No fewer than four very different Nutcrackers are pirouetting their way around the London stages this festive season, not to mention all those on tour around the country. The Coliseum hosts the English National Ballet (ENB) from December 8–30, which has performed The Nutcracker every Christmas since its foundation in 1950. It is fielding a new production for its sixtieth anniversary, revelling in the Edwardian nostalgia of a frost-covered, candlelit, enchanted Christmas Eve. With a balloon ride across sparkling snowscapes, crystal company Swarovski are certainly suitable sponsors. The ENB’s Russian magic doesn’t end with the year. 2012 is set to see a spring celebration of Diaghilev’s legacy, Beyond Ballet Russe in March which will include Stravinsky’s Firebird and the erotic Rite of Spring. On tour throughout May, My first Sleeping Beauty is aimed at introducing kids to ballet and plays unashamedly on the Once Upon A Dream fairy tale motifs and music made famous by Disney. And in August they will be back in the Coliseum with a lavish Swan Lake, claimed to be full of the “romance and high drama of the grand Russian ballet tradition”.

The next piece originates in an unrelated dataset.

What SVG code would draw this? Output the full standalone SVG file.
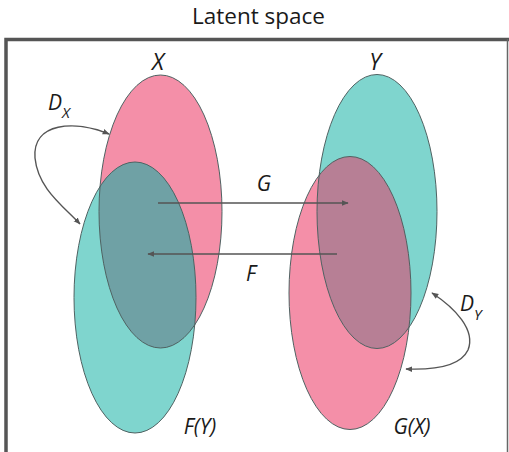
<svg xmlns="http://www.w3.org/2000/svg" width="509" height="452" viewBox="0 0 509 452">
<defs>
<style>
.t{font-family:"Open Sans","Liberation Sans",sans-serif;fill:#1a1a1a}
.i{font-style:italic}
.pink{fill:#f48fa8}
.teal{fill:#7fd5ce}
.ol{fill:none;stroke:#4f6262;stroke-width:1}
.ar{fill:none;stroke:#555;stroke-width:1.4}
</style>
<marker id="ah" viewBox="0 0 10 10" refX="9" refY="5" markerWidth="7" markerHeight="7" orient="auto-start-reverse" markerUnits="userSpaceOnUse">
<path d="M0,1 L10,5 L0,9 z" fill="#555"/>
</marker>
<clipPath id="cpX"><ellipse cx="160.5" cy="211.5" rx="61.5" ry="136.5"/></clipPath>
<clipPath id="cpY"><ellipse cx="377" cy="211.5" rx="60" ry="137"/></clipPath>
</defs>
<rect width="509" height="452" fill="#fff"/>
<g id="frame">
<path d="M6,452 V39.5 H509" fill="none" stroke="#555" stroke-width="3.5"/>
<line x1="507.5" y1="39" x2="507.5" y2="452" stroke="#666" stroke-width="1.5"/>
</g>
<text class="t" x="258.5" y="24" font-size="21" text-anchor="middle" textLength="133" lengthAdjust="spacingAndGlyphs">Latent space</text>
<g id="node-X">
<ellipse class="pink" cx="160.5" cy="211.5" rx="61.5" ry="136.5"/>
</g>
<g id="node-FY">
<ellipse class="teal" cx="135" cy="297.5" rx="61" ry="135.5"/>
<ellipse cx="135" cy="297.5" rx="61" ry="135.5" fill="#6fa1a5" clip-path="url(#cpX)"/>
<ellipse class="ol" cx="135" cy="297.5" rx="61" ry="135.5"/>
</g>
<ellipse class="ol" cx="160.5" cy="211.5" rx="61.5" ry="136.5"/>
<g id="node-Y">
<ellipse class="teal" cx="377" cy="211.5" rx="60" ry="137"/>
</g>
<g id="node-GX">
<ellipse class="pink" cx="350" cy="293" rx="61" ry="136.5"/>
<ellipse cx="350" cy="293" rx="61" ry="136.5" fill="#b77f95" clip-path="url(#cpY)"/>
<ellipse class="ol" cx="350" cy="293" rx="61" ry="136.5"/>
</g>
<ellipse class="ol" cx="377" cy="211.5" rx="60" ry="137"/>
<g id="connectors">
<line class="ar" x1="158" y1="203" x2="348" y2="203" marker-end="url(#ah)"/>
<line class="ar" x1="337" y1="254" x2="148" y2="254" marker-end="url(#ah)"/>
<path class="ar" d="M109,134 C75,120 32,122 35,158 C38,188 62,205 80,224" marker-start="url(#ah)" marker-end="url(#ah)"/>
<path class="ar" d="M432,293 C455,308 476,330 468,350 C460,367 432,370 406,369" marker-start="url(#ah)" marker-end="url(#ah)"/>
</g>
<g id="labels">
<text class="t i" x="158" y="70" font-size="23" text-anchor="middle">X</text>
<text class="t i" x="375" y="70" font-size="23" text-anchor="middle">Y</text>
<text class="t i" x="264" y="191" font-size="21" text-anchor="middle">G</text>
<text class="t i" x="251" y="281" font-size="21" text-anchor="middle">F</text>
<text class="t i" x="48" y="110" font-size="21">D<tspan font-size="15" dy="8">X</tspan></text>
<text class="t i" x="460" y="311" font-size="21">D<tspan font-size="15" dy="9">Y</tspan></text>
<text class="t i" x="200" y="434" font-size="21" text-anchor="middle">F(Y)</text>
<text class="t i" x="412" y="434" font-size="21" text-anchor="middle">G(X)</text>
</g>
</svg>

Having staged Sergei Prokofiev’s Romeo and Juliet for 50,000 people at the O2 Dome last summer, the Birmingham Royal Ballet are hoping to fill this massive venue again with The Nutcracker at the end of the year. The Royal Opera House is also staging The Nutcracker until January 18. It prides itself on recreating a nineteenth century Christmas as well as reviving Lev Ivanov’s original choreography. You can also see Tchaikovsky’s Sleeping Beauty until December 21 at the Royal Opera House, where Marius Petipa’s 1890 version still holds sway. Petipa was director of the Russian Imperial ballet for more than half a century, becoming the ‘chief architect of classical ballet’.

The fourth Nutcracker is a riot of sequinned high camp at Sadler’s Wells where Matthew Bourne conjures up the New Adventures dance/theatre company. This production begins in a bleak, Dickensian orphanage before breaking into an ice-skating routine and the fantastical journey to Sweetieland. The performance runs until January 22.

Prokofiev Revisited

For high-brow musical connoisseurs, the London Philharmonic Orchestra is performing a series of lesser-known works by Prokofiev on the South Bank and in the Royal College of Music in January. Prokofiev was a complicated composer, a musical prodigy who fled abroad in 1918, but returned to the artistic restrictions of the Soviet Union in 1936 for his last two decades. Artistic director, Vladimir Jurowski sees this as an opportunity for people here to gain a more detailed understanding of a misunderstood man, “enriching the black and white view that tends to be held – especially in Britain”. The schedule includes the world première of a lost version of Prokofiev’s music for Eisentstein’s ‘Ivan the Terrible’ and an expert panel discussion featuring the composer’s grandson.

 

Churches and cellists

It is not only the major opera houses and concert halls that are commemorating Russian composers. Rachmaninov and Mussorgsky were performed in St James's Church in Piccadilly last weekend. St James’s Church is a particularly appropriate venue for Rachmaninov’s religious Vespers, which is influenced by Orthodox chants. The Collegium Musicum, which arranged the concert, has a proud tradition of bringing masterpieces of the Russian repertoire to London audiences. Shostakovich can be heard in Leighton House near Holland Park on December 7. The Leighton House benefit concert is a tribute to the memory of the great cellist, Mstislav Rostropovich. The beautiful gold and turquoise interior was once home to the 19th century artist, Frederic Leighton, whose grandfather was court physician to Tsar Alexander I. The programme includes works by Alexander Glazunov and Nikolai Myaskovsky. Imagining the Myakovsky’s beautiful cello sonata played in the breath-taking Arab hall of Leighton House, with its oriental fretwork screens and Syrian tiles, softens the seventy pound donation to the Healthprom charity.

Exactly one hundred years ago, a golden statue of Anna Pavlova was first installed above the dome of the new Victoria Palace Theatre.  With lots more events lined up for 2012, the love affair between the English capital and Russian music and dance looks set to continue into the future.